Le problème avec cette défense est qu'elle semble totalement déconnectée du modèle économique fondamental du web ouvert. Pour les éditeurs, la capacité à créer le contenu même sur lequel l'IA de Google s'appuie est directement financée par le trafic reçu de ces fameux 10 liens bleus. Lorsqu'un utilisateur obtient un résumé satisfaisant en haut de la page de recherche, l'incitation à cliquer sur la source originale s'effondre. Moins de trafic signifie moins de revenus publicitaires et moins de ventes d'affiliation, ce qui se traduit par une baisse de revenus pour les journalistes, les rédacteurs et les créateurs.

C'est le scénario classique du serpent qui se mord la queue. Si les éditeurs ne peuvent pas survivre, le puits de contenu de haute qualité, créé par des humains, dont l'IA a besoin pour générer ses résumés, finira par se tarir. Cette plainte déposée par un acteur aussi important que Penske Media constitue une escalade franche dans ce combat. D'autres, comme la News/Media Alliance, n'ont pas hésité à qualifier cette pratique de “définition même du vol”.

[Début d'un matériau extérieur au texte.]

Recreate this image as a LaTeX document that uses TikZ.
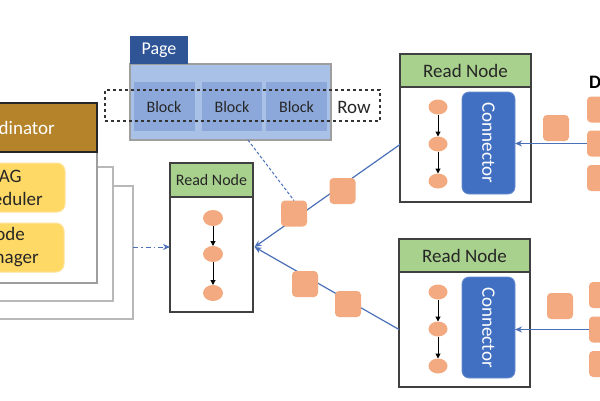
\documentclass[tikz,border=0pt]{standalone}
\usepackage{fontspec}
\setmainfont{Carlito}
\usetikzlibrary{arrows.meta,shapes.geometric,calc}
\definecolor{pagedark}{HTML}{2F5597}
\definecolor{pagelight}{HTML}{A9C1E6}
\definecolor{blockblue}{HTML}{8CA8DA}
\definecolor{coordbrown}{HTML}{B5842A}
\definecolor{dagyellow}{HTML}{FFD966}
\definecolor{dagedge}{HTML}{FFE39A}
\definecolor{rngreen}{HTML}{A9D18E}
\definecolor{nodeedge}{HTML}{404040}
\definecolor{orangepk}{HTML}{F4AA80}
\definecolor{connblue}{HTML}{4170C2}
\definecolor{linkblue}{HTML}{4A70B8}
\definecolor{txtdark}{HTML}{262626}
\begin{document}
\begin{tikzpicture}[x=1pt,y=-1pt,
  every node/.style={inner sep=0pt,outer sep=0pt},
  big/.style={font=\fontsize{19pt}{23pt}\selectfont},
  backbox/.style={draw=black!28,line width=1.3pt,fill=white},
  frontbox/.style={draw=black!38,line width=1.3pt,fill=white},
  coordhead/.style={draw=black!85,line width=1.2pt,fill=coordbrown,text=white,big},
  yellowbox/.style={draw=dagedge,line width=1pt,fill=dagyellow,rounded corners=8pt,align=center,text=txtdark,big},
  pagetab/.style={fill=pagedark,text=white,font=\fontsize{18pt}{21pt}\selectfont},
  pagebodyst/.style={draw=black!38,line width=1.4pt,fill=pagelight},
  blockst/.style={fill=blockblue,text=txtdark,font=\fontsize{16pt}{19pt}\selectfont},
  rowbox/.style={draw=black!80,dashed,line width=1.2pt},
  rnhead/.style={draw=nodeedge,line width=1.4pt,fill=rngreen,text=txtdark,big},
  rnheadsmall/.style={draw=nodeedge,line width=1.4pt,fill=rngreen,text=txtdark,font=\fontsize{16pt}{19pt}\selectfont},
  rnbody/.style={draw=nodeedge,line width=1.4pt,fill=white},
  opdot/.style={ellipse,fill=orangepk,minimum width=20pt,minimum height=16pt},
  pkt/.style={fill=orangepk,rounded corners=4pt,minimum width=26pt,minimum height=26pt},
  connbox/.style={fill=connblue,draw=connblue!80!white,line width=0.8pt,rounded corners=7pt,text=white,big},
  flowarrow/.style={draw=linkblue,line width=1.2pt,-{Stealth[length=7pt,width=6pt]}},
  blackarrow/.style={draw=black,line width=1pt,-{Triangle[length=5pt,width=5pt]}},
  dashlink/.style={draw=linkblue,line width=1pt,densely dashed},
  dashdotlink/.style={draw=linkblue,line width=1pt,dash pattern=on 5pt off 3pt on 1.5pt off 3pt,-{Stealth[length=7pt,width=6pt]}}
]
\useasboundingbox (0,0) rectangle (600,400);
\clip (0,0) rectangle (600,400);

% Coordinator stack
\node[backbox,minimum width=177pt,minimum height=133pt] (coord3) at (44.5,252.5) {};
\node[backbox,minimum width=177pt,minimum height=134pt] (coord2) at (24.5,234) {};
\node[frontbox,minimum width=177pt,minimum height=180pt] (coord1) at (8.5,193) {};
\node[coordhead,minimum width=177pt,minimum height=49pt] (coordhead) at (8.5,127.5) {Coordinator};
\node[yellowbox,minimum width=121pt,minimum height=49pt] (dag) at (4.5,187.5) {DAG\\Scheduler};
\node[yellowbox,minimum width=120pt,minimum height=49pt] (nm) at (4,247.5) {Node\\Manager};

% Page
\node[pagebodyst,minimum width=201pt,minimum height=76pt] (pagebody) at (230.5,102) {};
\node[pagetab,minimum width=58pt,minimum height=28pt] (pagetab) at (159,50) {Page};
\node[blockst,minimum width=61pt,minimum height=49pt] (b1) at (164,106.5) {Block};
\node[blockst,minimum width=60pt,minimum height=49pt] (b2) at (232,106.5) {Block};
\node[blockst,minimum width=61pt,minimum height=49pt] (b3) at (296.5,106.5) {Block};
\node[rowbox,minimum width=275pt,minimum height=31pt] (row) at (242.5,105.5) {};
\node[big,text=txtdark] (rowlabel) at (354,107) {Row};

% Middle read node
\node[rnheadsmall,minimum width=83pt,minimum height=34pt] (mhead) at (211.5,180) {Read Node};
\node[rnbody,minimum width=83pt,minimum height=115pt] (mbody) at (211.5,254.5) {};
\node[opdot] (m1) at (213,218) {};
\node[opdot] (m2) at (213,254) {};
\node[opdot] (m3) at (213,293) {};
\draw[blackarrow] (m1) -- (m2);
\draw[blackarrow] (m2) -- (m3);

% Upper right read node
\node[rnhead,minimum width=131pt,minimum height=33pt] (uhead) at (465.5,70.5) {Read Node};
\node[rnbody,minimum width=131pt,minimum height=115pt] (ubody) at (465.5,144.5) {};
\node[opdot,minimum width=19pt,minimum height=15pt] (u1) at (438,107) {};
\node[opdot,minimum width=19pt,minimum height=15pt] (u2) at (438,144) {};
\node[opdot,minimum width=19pt,minimum height=15pt] (u3) at (438,181) {};
\draw[blackarrow] (u1) -- (u2);
\draw[blackarrow] (u2) -- (u3);
\node[connbox,minimum width=53pt,minimum height=102pt] (uconn) at (488.5,143) {};
\node[big,text=white,rotate=-90] (uconnlabel) at (uconn.center) {Connector};

% Lower right read node
\node[rnhead,minimum width=131pt,minimum height=33pt] (lhead) at (464.5,255.5) {Read Node};
\node[rnbody,minimum width=131pt,minimum height=115pt] (lbody) at (464.5,329.5) {};
\node[opdot,minimum width=19pt,minimum height=15pt] (l1) at (438,292) {};
\node[opdot,minimum width=19pt,minimum height=15pt] (l2) at (438,329) {};
\node[opdot,minimum width=19pt,minimum height=15pt] (l3) at (438,366) {};
\draw[blackarrow] (l1) -- (l2);
\draw[blackarrow] (l2) -- (l3);
\node[connbox,minimum width=53pt,minimum height=101pt] (lconn) at (488.5,327.5) {};
\node[big,text=white,rotate=-90] (lconnlabel) at (lconn.center) {Connector};

% Data source
\node[anchor=base west,text=black,font=\fontsize{19pt}{23pt}\selectfont\bfseries] (dslabel) at (589,88) {Data Source};
\node[pkt] (ds1) at (600,109.5) {};
\node[pkt] (ds2) at (600,143.5) {};
\node[pkt] (ds3) at (600,178) {};
\node[pkt] (ds4) at (602,295) {};
\node[pkt] (ds5) at (602,329.5) {};
\node[pkt] (ds6) at (602,364) {};

% connections
\coordinate (tip) at (254.5,247);
\draw[flowarrow] (ubody.west) -- (tip);
\draw[flowarrow] (lbody.west) -- (tip);
\draw[flowarrow] (ds2.west) -- (ds2.west -| uconn.east);
\draw[flowarrow] (ds5.west) -- (ds5.west -| lconn.east);
\draw[dashdotlink] (coord3.east |- 0,247) -- (mbody.west |- 0,247);

% packets
\node[pkt] (p1) at (294,213.5) {};
\node[pkt] (p2) at (342.5,191) {};
\node[pkt] (p3) at (305,284) {};
\node[pkt] (p4) at (348,304) {};
\node[pkt] (p5) at (556,128) {};
\node[pkt] (p6) at (560,306) {};

\draw[dashlink] ($(pagebody.south west)!0.587!(pagebody.south east)$) -- (p1.north);
\end{tikzpicture}
\end{document}
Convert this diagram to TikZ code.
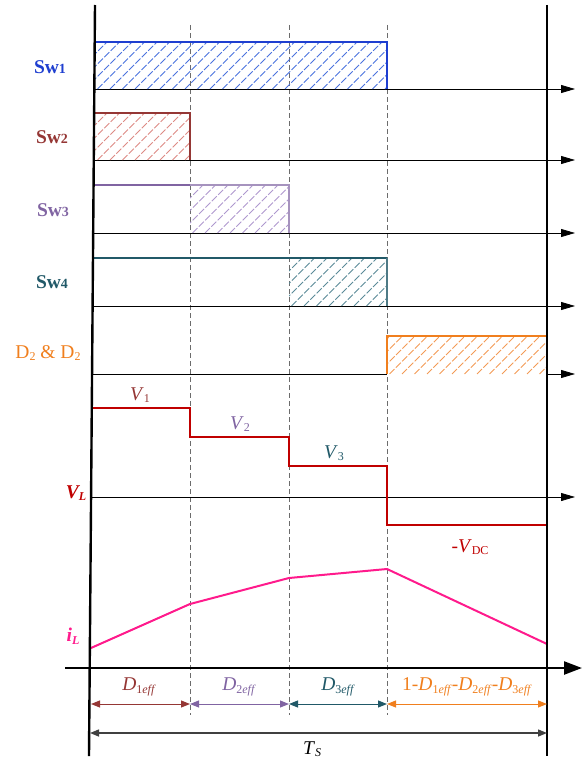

Cette bataille pour l'avenir du contenu ne se déroule pas en vase clos. Elle se place dans un contexte général où la puissance de Google et la frénésie autour de l'IA soulèvent des questions fondamentales. Alphabet, la société mère de Google, est récemment devenue la quatrième entreprise à atteindre une valeur boursière de 3 000 milliards de dollars, propulsée, comme Nvidia et Microsoft, par la vague d'enthousiasme des investisseurs pour l'intelligence artificielle. Cette puissance financière colossale alimente sa facilité à remodeler des écosystèmes entiers, comme celui de la recherche d'informations.

Cette domination ne la met pourtant pas à l'abri des ennuis judiciaires. Sur un autre front, la société vient de subir un revers dans l'affaire qui l'oppose à Epic Games. La cour d'appel a rejeté sa demande de révision, confirmant une décision de justice qui qualifie de monopole illégal sa gestion du Play Store sur Android. D'ici quelques semaines, Google sera contraint de cesser de forcer les développeurs à utiliser son système de paiement, de les autoriser à informer les utilisateurs sur d'autres moyens de paiement et même de créer des liens vers des téléchargements en dehors de sa boutique d'applications. Cette décision montre une tendance de fond: les pratiques de Mountain View, qui consistent à verrouiller ses écosystèmes pour en extraire un maximum de valeur, sont de plus en plus contestées et jugées illégales.

Entre les poursuites des éditeurs de contenu et les décisions de justice sur ses pratiques monopolistiques, Google se retrouve sur la défensive sur plusieurs fronts. D'un côté, il prétend servir les nouvelles habitudes des utilisateurs avec des résumés IA. De l'autre, il est accusé de siphonner la valeur créée par ceux qui produisent l'information originelle, mettant en péril leur survie. La question fondamentale reste entière: peut-on avoir un “écosystème sain” lorsque l'intermédiaire principal absorbe la quasi-totalité de la valeur ?

Cette nouvelle affaire est un combat pour l'avenir de la création, de la distribution et de la consommation de l'information sur Internet. Le résultat déterminera si le web ouvert, avec sa diversité de sources et de voix, peut survivre à l'ère de l'intelligence artificielle centralisée. Une histoire que je suivrais, évidemment, avec un intérêt tout particulier.